Provided material |
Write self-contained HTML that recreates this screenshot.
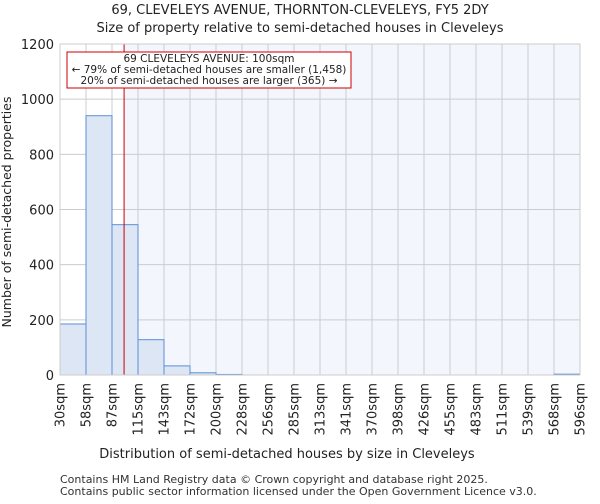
<!DOCTYPE html>
<html><head><meta charset="utf-8"><style>
body{margin:0;background:#fff;font-family:"DejaVu Sans","Liberation Sans",sans-serif;}
</style></head><body>
<svg width="600" height="500" xmlns="http://www.w3.org/2000/svg" font-family="DejaVu Sans, Liberation Sans, sans-serif">
<text x="300" y="14" text-anchor="middle" font-size="13" fill="#222">69, CLEVELEYS AVENUE, THORNTON-CLEVELEYS, FY5 2DY</text>
<text x="300" y="32" text-anchor="middle" font-size="13" fill="#222">Size of property relative to semi-detached houses in Cleveleys</text>
<g id="plot"></g>
<text x="287" y="458" text-anchor="middle" font-size="13" fill="#222">Distribution of semi-detached houses by size in Cleveleys</text>
<text transform="translate(11,212) rotate(-90)" text-anchor="middle" font-size="12.5" fill="#222">Number of semi-detached properties</text>
<text x="60" y="483" font-size="11" fill="#333">Contains HM Land Registry data © Crown copyright and database right 2025.</text>
<text x="60" y="495" font-size="11" fill="#333">Contains public sector information licensed under the Open Government Licence v3.0.</text>
</svg>
<script>
const edges=["30sqm","58sqm","87sqm","115sqm","143sqm","172sqm","200sqm","228sqm","256sqm","285sqm","313sqm","341sqm","370sqm","398sqm","426sqm","455sqm","483sqm","511sqm","539sqm","568sqm","596sqm"];
const counts=[185,940,545,128,33,8,2,0,0,0,0,0,0,0,0,0,0,0,0,3];
const yTicks=[0,200,400,600,800,1000,1200];
const markerBin=2+(100-87)/28;
const NS="http://www.w3.org/2000/svg";
const L=60,R=580,T=44,B=375,YMAX=1200;
const bw=(R-L)/counts.length;
const xs=i=>L+i*bw;
const ys=v=>B-v/YMAX*(B-T);
const g=document.getElementById('plot');
function mk(t,a,p){const e=document.createElementNS(NS,t);for(const k in a)e.setAttribute(k,a[k]);(p||g).appendChild(e);return e;}
const mx=xs(markerBin);
let e;
e=mk('rect',{x:L,y:T,width:R-L,height:B-T,fill:'#fff'});


e=mk('rect',{x:mx,y:T,width:R-mx,height:B-T,fill:'#f3f6fd'});


yTicks.forEach(v=>{
 e=mk('line',{x1:L,x2:R,y1:ys(v),y2:ys(v),stroke:'#ccc','stroke-width':1});
 
 
 e=mk('text',{x:L-6,y:ys(v)+5,'text-anchor':'end','font-size':13,fill:'#222'});
 e.textContent=v;
 
 
});
edges.forEach((lab,i)=>{
 e=mk('line',{x1:xs(i),x2:xs(i),y1:T,y2:B,stroke:'#ccc','stroke-width':1});
 
 
 e=mk('text',{transform:`translate(${xs(i)+4.5},${B+8}) rotate(-90)`,'text-anchor':'end','font-size':13,fill:'#222'});
 e.textContent=lab;
 
 
});
counts.forEach((c,i)=>{
 if(c<=0)return;
 e=mk('rect',{x:xs(i),y:ys(c),width:bw,height:B-ys(c),fill:'#dce6f4',stroke:'#5a8fd6','stroke-width':1});
 
 
});
e=mk('line',{x1:mx,x2:mx,y1:T,y2:B,stroke:'#cc0000','stroke-width':1});


e=mk('rect',{x:L,y:T,width:R-L,height:B-T,fill:'none',stroke:'#ccc'});


const ann=mk('g',{});


mk('rect',{x:67,y:52,width:284,height:36,fill:'#fff',stroke:'#cc0000','stroke-width':1},ann);
["69 CLEVELEYS AVENUE: 100sqm","← 79% of semi-detached houses are smaller (1,458)","20% of semi-detached houses are larger (365) →"].forEach((t,i)=>{
 const tx=mk('text',{x:209,y:62+i*11,'text-anchor':'middle','font-size':10.5,fill:'#222'},ann);
 tx.textContent=t;
 
 
});
</script>
</body></html>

Work instructions |
Set the pictures aside and transcribe the data above exactly.

Written reply |
Write self-contained HTML that recreates this screenshot.
<!DOCTYPE html>
<html><head><meta charset="utf-8"><style>
body{margin:0;background:#fff;font-family:"DejaVu Sans","Liberation Sans",sans-serif;}
</style></head><body>
<svg width="600" height="500" xmlns="http://www.w3.org/2000/svg" font-family="DejaVu Sans, Liberation Sans, sans-serif">
<text x="300" y="14" text-anchor="middle" font-size="13" fill="#222">69, CLEVELEYS AVENUE, THORNTON-CLEVELEYS, FY5 2DY</text>
<text x="300" y="32" text-anchor="middle" font-size="13" fill="#222">Size of property relative to semi-detached houses in Cleveleys</text>
<g id="plot"></g>
<text x="287" y="458" text-anchor="middle" font-size="13" fill="#222">Distribution of semi-detached houses by size in Cleveleys</text>
<text transform="translate(11,212) rotate(-90)" text-anchor="middle" font-size="12.5" fill="#222">Number of semi-detached properties</text>
<text x="60" y="483" font-size="11" fill="#333">Contains HM Land Registry data © Crown copyright and database right 2025.</text>
<text x="60" y="495" font-size="11" fill="#333">Contains public sector information licensed under the Open Government Licence v3.0.</text>
</svg>
<script>
const edges=["30sqm","58sqm","87sqm","115sqm","143sqm","172sqm","200sqm","228sqm","256sqm","285sqm","313sqm","341sqm","370sqm","398sqm","426sqm","455sqm","483sqm","511sqm","539sqm","568sqm","596sqm"];
const counts=[185,940,545,128,33,8,2,0,0,0,0,0,0,0,0,0,0,0,0,3];
const yTicks=[0,200,400,600,800,1000,1200];
const markerBin=2+(100-87)/28;
const NS="http://www.w3.org/2000/svg";
const L=60,R=580,T=44,B=375,YMAX=1200;
const bw=(R-L)/counts.length;
const xs=i=>L+i*bw;
const ys=v=>B-v/YMAX*(B-T);
const g=document.getElementById('plot');
function mk(t,a,p){const e=document.createElementNS(NS,t);for(const k in a)e.setAttribute(k,a[k]);(p||g).appendChild(e);return e;}
const mx=xs(markerBin);
let e;
e=mk('rect',{x:L,y:T,width:R-L,height:B-T,fill:'#fff'});


e=mk('rect',{x:mx,y:T,width:R-mx,height:B-T,fill:'#f3f6fd'});


yTicks.forEach(v=>{
 e=mk('line',{x1:L,x2:R,y1:ys(v),y2:ys(v),stroke:'#ccc','stroke-width':1});
 
 
 e=mk('text',{x:L-6,y:ys(v)+5,'text-anchor':'end','font-size':13,fill:'#222'});
 e.textContent=v;
 
 
});
edges.forEach((lab,i)=>{
 e=mk('line',{x1:xs(i),x2:xs(i),y1:T,y2:B,stroke:'#ccc','stroke-width':1});
 
 
 e=mk('text',{transform:`translate(${xs(i)+4.5},${B+8}) rotate(-90)`,'text-anchor':'end','font-size':13,fill:'#222'});
 e.textContent=lab;
 
 
});
counts.forEach((c,i)=>{
 if(c<=0)return;
 e=mk('rect',{x:xs(i),y:ys(c),width:bw,height:B-ys(c),fill:'#dce6f4',stroke:'#5a8fd6','stroke-width':1});
 
 
});
e=mk('line',{x1:mx,x2:mx,y1:T,y2:B,stroke:'#cc0000','stroke-width':1});


e=mk('rect',{x:L,y:T,width:R-L,height:B-T,fill:'none',stroke:'#ccc'});


const ann=mk('g',{});


mk('rect',{x:67,y:52,width:284,height:36,fill:'#fff',stroke:'#cc0000','stroke-width':1},ann);
["69 CLEVELEYS AVENUE: 100sqm","← 79% of semi-detached houses are smaller (1,458)","20% of semi-detached houses are larger (365) →"].forEach((t,i)=>{
 const tx=mk('text',{x:209,y:62+i*11,'text-anchor':'middle','font-size':10.5,fill:'#222'},ann);
 tx.textContent=t;
 
 
});
</script>
</body></html>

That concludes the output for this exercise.